In the spin room after the debate, Sen. Jeff Sessions (R-AL), one of Trump’s earliest supporters who also sits on the Senate Judiciary Committee, which has oversight over the federal judicial system, seemed a little thrown off, at first, by TPM’s question whether that was an appropriate use of the political system.

“Well, I like that he said a special prosecutor, and so, I, uh, think one might be justified, we will have to see about that, I haven’t studied it,” Sessions said. “But he didn’t say that he was going to direct a prosecutor to bring charges. He just said a special prosecutor to investigate, and that would be an independent prosecutor to investigate, and that would be an independent prosecutor in the special prosecutor system, not one picked by the president.”

(Trump said that he would instruct the AG to get a special prosecutor, and that “We’re going to get a special prosecutor because people have been, their lives have been destroyed for doing one fifth of what you’ve done.”)

Sen.
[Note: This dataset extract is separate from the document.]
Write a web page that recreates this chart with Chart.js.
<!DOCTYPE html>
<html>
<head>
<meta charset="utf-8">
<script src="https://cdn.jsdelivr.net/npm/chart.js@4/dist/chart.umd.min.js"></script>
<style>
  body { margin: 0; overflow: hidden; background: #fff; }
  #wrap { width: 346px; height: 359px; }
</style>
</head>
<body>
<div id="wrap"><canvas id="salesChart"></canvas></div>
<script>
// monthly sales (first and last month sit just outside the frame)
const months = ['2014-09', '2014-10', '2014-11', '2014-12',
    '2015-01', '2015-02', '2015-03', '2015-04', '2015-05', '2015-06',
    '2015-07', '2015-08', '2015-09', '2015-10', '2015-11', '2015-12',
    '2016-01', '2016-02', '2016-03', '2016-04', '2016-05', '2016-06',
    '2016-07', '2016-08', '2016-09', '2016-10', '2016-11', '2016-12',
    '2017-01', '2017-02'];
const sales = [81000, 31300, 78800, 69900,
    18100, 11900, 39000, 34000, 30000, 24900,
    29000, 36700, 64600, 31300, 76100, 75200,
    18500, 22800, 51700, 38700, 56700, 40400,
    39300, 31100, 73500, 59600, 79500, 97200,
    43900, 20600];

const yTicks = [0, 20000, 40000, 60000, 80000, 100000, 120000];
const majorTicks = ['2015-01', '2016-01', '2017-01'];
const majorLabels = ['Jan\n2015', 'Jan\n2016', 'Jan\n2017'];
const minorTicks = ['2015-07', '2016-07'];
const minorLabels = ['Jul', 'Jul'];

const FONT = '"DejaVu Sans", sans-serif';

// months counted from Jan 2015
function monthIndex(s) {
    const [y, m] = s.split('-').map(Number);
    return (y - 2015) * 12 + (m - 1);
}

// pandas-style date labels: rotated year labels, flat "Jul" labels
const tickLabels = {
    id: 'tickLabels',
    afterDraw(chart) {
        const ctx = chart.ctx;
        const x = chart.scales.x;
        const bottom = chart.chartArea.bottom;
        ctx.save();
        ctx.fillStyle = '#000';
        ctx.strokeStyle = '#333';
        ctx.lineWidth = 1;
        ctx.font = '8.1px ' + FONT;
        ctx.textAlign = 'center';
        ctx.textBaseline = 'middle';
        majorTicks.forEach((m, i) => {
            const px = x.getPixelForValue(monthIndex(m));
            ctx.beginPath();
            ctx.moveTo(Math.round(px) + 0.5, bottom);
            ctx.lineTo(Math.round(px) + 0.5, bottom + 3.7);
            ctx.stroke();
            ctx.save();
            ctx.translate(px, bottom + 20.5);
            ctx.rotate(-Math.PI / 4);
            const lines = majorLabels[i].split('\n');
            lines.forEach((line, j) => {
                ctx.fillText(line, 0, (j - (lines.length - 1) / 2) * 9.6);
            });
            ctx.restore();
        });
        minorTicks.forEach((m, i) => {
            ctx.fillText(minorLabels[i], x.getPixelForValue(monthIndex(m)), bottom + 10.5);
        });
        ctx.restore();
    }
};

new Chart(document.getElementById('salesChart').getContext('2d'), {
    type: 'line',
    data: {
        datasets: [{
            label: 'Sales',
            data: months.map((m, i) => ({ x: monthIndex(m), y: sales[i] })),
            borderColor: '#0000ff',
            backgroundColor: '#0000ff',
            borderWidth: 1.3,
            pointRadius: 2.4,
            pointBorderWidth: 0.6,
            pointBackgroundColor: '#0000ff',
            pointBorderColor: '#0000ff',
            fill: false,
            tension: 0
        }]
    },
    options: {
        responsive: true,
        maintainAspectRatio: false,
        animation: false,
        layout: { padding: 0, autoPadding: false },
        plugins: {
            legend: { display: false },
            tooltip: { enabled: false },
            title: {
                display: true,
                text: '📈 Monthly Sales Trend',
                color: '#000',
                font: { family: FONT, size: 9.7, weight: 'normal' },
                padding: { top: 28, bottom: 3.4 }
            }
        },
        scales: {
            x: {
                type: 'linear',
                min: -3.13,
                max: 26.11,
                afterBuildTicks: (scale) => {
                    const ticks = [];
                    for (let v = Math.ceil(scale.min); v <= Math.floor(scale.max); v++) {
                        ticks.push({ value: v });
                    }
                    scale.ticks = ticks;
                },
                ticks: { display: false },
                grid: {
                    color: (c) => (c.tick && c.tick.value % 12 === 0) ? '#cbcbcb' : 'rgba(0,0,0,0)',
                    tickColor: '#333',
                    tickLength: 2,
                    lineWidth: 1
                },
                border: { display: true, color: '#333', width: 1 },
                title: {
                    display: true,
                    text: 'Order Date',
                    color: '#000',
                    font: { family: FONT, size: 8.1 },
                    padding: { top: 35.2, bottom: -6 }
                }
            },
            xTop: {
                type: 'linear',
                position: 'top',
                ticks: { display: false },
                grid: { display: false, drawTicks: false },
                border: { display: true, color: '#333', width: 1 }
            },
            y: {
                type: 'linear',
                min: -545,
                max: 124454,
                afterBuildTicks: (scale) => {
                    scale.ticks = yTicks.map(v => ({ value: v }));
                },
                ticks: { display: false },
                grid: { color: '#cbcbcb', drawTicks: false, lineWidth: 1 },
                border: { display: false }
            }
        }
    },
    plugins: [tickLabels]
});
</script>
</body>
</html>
Claire McCaskill (D-MO), a Clinton surrogate, brought up the comment when a reporter asked her what Trump’s worst debate moments were.

“The notion that he would stand up there and say, ‘I am going to prosecute Hillary Clinton and you belong in jail,’ it’s irresponsible and it’s insulting to the FBI,” she said.
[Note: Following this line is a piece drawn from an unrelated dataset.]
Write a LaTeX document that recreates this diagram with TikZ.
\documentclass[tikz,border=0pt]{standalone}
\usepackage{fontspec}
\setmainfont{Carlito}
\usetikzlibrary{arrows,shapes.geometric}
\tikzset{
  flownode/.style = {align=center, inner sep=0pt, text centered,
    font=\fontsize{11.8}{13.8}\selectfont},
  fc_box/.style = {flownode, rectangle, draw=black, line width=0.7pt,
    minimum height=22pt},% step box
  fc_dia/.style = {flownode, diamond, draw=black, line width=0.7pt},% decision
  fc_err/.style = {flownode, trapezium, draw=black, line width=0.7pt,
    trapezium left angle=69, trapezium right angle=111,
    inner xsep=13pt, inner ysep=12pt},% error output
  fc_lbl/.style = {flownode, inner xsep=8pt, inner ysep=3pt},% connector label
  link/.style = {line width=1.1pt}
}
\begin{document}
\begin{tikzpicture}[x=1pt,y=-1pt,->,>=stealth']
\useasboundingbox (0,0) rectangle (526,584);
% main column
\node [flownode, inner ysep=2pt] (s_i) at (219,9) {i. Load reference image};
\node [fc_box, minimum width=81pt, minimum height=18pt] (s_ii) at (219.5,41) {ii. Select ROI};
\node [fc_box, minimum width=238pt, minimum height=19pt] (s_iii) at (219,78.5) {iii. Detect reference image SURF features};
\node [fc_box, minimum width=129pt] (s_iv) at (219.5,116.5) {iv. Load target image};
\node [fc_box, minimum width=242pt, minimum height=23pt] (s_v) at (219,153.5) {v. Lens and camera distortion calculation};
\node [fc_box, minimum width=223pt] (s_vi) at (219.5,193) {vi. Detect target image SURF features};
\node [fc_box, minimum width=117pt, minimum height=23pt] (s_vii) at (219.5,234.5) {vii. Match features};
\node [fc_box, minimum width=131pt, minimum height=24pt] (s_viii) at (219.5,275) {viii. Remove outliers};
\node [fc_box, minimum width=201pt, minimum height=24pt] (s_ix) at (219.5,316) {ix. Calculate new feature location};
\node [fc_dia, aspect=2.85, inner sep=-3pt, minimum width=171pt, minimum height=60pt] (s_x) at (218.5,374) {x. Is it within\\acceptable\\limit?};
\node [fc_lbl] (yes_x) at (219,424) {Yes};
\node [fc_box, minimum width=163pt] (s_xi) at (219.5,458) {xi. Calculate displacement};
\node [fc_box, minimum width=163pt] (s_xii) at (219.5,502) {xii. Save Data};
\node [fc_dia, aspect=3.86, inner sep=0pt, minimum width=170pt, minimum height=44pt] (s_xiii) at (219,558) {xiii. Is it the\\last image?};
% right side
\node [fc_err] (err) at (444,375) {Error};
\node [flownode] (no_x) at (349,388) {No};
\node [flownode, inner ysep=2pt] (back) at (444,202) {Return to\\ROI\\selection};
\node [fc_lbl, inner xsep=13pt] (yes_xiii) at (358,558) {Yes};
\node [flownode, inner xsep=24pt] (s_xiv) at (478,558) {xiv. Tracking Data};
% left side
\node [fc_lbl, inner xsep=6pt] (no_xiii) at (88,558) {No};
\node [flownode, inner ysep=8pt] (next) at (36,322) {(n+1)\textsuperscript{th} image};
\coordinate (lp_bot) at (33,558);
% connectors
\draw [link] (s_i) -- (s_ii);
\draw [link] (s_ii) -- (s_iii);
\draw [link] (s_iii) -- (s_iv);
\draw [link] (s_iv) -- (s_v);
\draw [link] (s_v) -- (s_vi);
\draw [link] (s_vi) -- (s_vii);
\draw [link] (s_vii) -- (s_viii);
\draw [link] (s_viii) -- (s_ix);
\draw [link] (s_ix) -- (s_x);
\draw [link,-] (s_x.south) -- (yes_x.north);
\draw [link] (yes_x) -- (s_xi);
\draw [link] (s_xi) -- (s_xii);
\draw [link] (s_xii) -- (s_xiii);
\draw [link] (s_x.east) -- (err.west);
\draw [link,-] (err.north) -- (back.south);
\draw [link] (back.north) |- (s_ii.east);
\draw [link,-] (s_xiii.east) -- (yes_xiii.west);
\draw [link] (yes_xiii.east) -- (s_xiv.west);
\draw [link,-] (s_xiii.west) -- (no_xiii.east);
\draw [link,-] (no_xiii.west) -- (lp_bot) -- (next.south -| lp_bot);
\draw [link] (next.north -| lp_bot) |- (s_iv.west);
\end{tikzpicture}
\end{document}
Former Attorney General Eric Holder responded to Trump’s remark on Twitter, calling it “dangerous” and arguing that Trump was “promising to abuse the power of the office.”
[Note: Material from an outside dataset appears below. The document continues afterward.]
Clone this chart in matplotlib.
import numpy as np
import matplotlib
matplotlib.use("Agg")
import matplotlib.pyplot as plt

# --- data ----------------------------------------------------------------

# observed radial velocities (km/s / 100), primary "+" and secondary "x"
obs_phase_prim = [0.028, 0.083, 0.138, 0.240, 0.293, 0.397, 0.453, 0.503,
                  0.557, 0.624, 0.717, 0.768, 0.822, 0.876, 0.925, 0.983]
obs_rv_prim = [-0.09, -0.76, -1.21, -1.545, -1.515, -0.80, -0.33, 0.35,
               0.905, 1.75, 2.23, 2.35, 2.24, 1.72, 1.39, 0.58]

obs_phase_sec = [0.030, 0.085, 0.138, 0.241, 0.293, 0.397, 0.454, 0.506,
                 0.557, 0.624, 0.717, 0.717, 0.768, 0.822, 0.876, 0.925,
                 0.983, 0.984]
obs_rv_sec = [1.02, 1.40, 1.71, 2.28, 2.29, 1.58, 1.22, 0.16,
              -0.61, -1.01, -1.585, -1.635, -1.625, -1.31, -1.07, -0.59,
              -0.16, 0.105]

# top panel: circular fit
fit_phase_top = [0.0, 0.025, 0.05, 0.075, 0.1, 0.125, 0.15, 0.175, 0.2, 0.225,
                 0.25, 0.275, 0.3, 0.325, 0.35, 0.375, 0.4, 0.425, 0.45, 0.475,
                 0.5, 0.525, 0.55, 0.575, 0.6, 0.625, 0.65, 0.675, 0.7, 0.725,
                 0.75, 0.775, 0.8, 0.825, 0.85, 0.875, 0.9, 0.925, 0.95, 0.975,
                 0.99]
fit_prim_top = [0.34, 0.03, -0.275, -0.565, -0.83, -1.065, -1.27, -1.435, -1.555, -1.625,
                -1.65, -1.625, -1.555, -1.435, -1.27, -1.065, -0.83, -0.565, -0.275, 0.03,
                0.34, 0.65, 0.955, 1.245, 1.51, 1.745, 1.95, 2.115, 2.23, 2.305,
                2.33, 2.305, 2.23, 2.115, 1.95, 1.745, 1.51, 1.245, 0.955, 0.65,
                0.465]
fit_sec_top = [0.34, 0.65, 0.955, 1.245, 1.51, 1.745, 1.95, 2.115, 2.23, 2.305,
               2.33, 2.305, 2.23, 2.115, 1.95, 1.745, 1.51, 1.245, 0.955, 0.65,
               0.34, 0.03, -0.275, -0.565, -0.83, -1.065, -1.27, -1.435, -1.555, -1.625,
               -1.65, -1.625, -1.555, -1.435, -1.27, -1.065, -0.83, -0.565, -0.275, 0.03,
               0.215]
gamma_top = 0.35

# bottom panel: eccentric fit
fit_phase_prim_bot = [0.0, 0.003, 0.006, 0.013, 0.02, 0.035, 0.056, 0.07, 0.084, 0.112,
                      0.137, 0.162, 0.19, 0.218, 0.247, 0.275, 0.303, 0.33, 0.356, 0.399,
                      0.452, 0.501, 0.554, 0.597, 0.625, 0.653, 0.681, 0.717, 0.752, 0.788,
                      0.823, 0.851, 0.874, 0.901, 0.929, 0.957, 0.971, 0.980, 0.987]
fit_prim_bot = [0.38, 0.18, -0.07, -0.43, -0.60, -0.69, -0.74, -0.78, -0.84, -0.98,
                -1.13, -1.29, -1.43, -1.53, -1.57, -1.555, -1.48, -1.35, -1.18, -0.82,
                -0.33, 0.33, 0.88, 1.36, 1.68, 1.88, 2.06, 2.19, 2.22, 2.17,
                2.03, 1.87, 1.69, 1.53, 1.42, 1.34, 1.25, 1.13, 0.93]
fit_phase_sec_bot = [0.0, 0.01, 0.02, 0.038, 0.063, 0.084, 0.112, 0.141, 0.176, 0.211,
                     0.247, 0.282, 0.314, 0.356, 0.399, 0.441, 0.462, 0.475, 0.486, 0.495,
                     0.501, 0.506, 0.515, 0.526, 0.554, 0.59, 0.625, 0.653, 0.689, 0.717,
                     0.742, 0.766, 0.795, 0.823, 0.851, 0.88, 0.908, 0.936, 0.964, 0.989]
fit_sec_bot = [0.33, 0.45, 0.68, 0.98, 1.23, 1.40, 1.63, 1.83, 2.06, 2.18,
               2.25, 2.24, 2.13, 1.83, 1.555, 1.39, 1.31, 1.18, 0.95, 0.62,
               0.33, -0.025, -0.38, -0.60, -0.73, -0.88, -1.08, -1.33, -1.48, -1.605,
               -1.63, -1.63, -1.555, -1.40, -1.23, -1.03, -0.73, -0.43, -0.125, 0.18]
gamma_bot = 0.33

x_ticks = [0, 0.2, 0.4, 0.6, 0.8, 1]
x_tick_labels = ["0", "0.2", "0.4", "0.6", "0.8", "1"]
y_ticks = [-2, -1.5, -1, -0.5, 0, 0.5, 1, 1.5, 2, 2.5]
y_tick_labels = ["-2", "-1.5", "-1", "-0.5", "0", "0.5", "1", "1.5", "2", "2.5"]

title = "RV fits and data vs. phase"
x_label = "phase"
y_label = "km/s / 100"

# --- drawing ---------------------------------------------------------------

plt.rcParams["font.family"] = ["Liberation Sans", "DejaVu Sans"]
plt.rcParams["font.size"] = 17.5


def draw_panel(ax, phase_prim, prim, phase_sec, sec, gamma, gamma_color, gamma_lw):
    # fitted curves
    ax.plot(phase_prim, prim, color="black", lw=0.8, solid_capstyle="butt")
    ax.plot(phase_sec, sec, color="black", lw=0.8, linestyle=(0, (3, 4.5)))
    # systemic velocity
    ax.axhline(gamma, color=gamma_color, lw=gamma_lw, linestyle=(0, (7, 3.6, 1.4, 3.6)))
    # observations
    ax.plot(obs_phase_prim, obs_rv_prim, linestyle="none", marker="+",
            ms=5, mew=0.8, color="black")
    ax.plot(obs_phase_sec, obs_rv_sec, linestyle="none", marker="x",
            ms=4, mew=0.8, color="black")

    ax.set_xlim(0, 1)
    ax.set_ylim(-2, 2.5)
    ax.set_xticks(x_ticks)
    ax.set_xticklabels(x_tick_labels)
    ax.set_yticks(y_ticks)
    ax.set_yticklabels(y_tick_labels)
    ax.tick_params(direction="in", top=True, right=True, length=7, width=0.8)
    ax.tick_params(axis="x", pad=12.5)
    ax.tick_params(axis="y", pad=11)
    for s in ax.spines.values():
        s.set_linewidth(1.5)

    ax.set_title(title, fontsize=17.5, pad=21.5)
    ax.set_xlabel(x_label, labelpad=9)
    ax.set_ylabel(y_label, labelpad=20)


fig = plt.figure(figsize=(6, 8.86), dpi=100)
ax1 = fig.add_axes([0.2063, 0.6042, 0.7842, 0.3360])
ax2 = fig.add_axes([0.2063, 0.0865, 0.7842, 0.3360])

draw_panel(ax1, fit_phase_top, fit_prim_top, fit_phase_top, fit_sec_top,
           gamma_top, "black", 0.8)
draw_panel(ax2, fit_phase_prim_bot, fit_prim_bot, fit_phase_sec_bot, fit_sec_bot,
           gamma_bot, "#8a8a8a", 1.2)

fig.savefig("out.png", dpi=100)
But Trump’s supporters saw no such dangers in the legal and political implication of Trump’s vow.

“Look, there were federal laws that were broken,” Jason Miller, a Trump campaign spokesman and former Senate staffer, said in the spin room. “Why do you think that five people took immunity deals in this? This is why people call her crooked Hillary Clinton, we saw the Fox News poll that came out last Friday, 52 percent think the name ‘crooked’ applies to Hillary Clinton, so it was ridiculous. It was very clear the laws have been broken here. “

Rep. Jason Smith (R-MO) also defended Trump’s promise.

“I have heard several members of Congress do the same thing,” he said.